## Data shown
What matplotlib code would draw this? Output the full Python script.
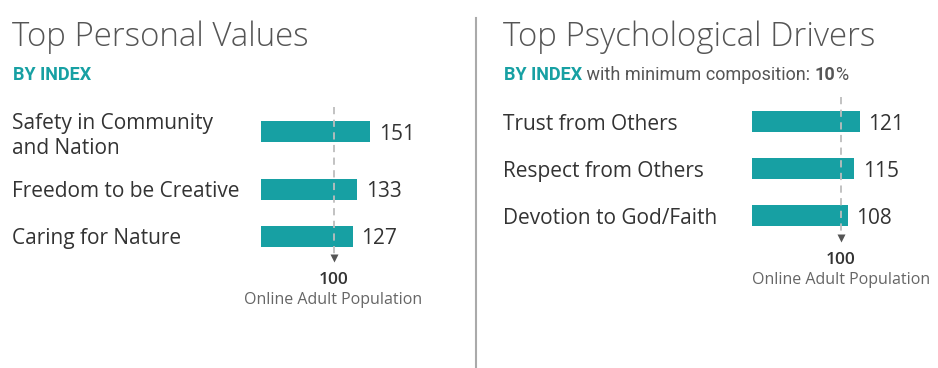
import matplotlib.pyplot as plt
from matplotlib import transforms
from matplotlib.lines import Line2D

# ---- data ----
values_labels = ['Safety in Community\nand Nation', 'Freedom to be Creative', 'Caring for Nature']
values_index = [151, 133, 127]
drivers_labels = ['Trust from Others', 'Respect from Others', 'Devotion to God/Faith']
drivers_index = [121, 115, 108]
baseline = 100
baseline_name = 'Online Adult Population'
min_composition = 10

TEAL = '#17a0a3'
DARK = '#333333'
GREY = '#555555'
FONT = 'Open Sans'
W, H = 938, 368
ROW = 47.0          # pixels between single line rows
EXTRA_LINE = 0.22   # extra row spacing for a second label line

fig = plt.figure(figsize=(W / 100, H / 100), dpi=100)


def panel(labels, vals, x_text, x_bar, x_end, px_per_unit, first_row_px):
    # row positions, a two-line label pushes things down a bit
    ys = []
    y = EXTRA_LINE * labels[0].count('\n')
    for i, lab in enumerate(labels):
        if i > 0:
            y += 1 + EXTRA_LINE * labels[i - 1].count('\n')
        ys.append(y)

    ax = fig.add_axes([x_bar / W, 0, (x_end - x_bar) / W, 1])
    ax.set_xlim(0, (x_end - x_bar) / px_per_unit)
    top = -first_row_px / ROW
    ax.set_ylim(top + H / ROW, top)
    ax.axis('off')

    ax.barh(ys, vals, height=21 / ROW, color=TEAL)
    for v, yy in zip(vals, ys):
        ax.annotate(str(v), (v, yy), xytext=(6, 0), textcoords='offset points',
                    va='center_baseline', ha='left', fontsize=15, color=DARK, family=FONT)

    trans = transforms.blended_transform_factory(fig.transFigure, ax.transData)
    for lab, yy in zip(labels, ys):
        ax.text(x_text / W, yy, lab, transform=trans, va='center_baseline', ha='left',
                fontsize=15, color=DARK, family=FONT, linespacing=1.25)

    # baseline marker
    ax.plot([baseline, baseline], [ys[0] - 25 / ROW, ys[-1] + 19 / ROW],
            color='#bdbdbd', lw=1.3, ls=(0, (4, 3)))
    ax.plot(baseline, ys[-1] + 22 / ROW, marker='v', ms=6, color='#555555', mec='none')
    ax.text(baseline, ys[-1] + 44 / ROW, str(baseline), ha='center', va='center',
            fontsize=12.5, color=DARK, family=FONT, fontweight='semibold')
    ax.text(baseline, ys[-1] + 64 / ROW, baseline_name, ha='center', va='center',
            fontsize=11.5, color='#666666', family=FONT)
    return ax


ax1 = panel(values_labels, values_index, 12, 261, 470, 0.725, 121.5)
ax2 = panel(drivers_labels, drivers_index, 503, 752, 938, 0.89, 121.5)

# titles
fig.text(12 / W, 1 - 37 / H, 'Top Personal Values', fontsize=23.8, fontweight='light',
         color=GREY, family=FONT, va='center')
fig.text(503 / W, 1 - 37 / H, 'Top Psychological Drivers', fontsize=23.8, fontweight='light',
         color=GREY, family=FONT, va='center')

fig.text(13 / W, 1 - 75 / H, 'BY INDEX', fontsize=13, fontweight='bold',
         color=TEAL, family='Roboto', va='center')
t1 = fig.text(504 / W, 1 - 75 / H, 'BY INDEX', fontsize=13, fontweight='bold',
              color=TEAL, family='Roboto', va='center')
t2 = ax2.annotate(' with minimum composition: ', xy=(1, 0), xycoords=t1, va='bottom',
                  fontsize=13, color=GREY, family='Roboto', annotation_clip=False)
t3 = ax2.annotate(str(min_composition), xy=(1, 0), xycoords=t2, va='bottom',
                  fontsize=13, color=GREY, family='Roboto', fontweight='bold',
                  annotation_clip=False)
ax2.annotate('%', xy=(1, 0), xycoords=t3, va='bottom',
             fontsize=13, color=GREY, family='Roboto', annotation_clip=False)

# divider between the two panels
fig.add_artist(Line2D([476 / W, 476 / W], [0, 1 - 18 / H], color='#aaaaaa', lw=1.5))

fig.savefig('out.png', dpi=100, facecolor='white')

## Exercise details
Reproduce exactly the run of lines that opens the listing and closes with the line holding "min_composition = 10". Pictures are excluded.

## Result of this task
What matplotlib code would draw this? Output the full Python script.
import matplotlib.pyplot as plt
from matplotlib import transforms
from matplotlib.lines import Line2D

# ---- data ----
values_labels = ['Safety in Community\nand Nation', 'Freedom to be Creative', 'Caring for Nature']
values_index = [151, 133, 127]
drivers_labels = ['Trust from Others', 'Respect from Others', 'Devotion to God/Faith']
drivers_index = [121, 115, 108]
baseline = 100
baseline_name = 'Online Adult Population'
min_composition = 10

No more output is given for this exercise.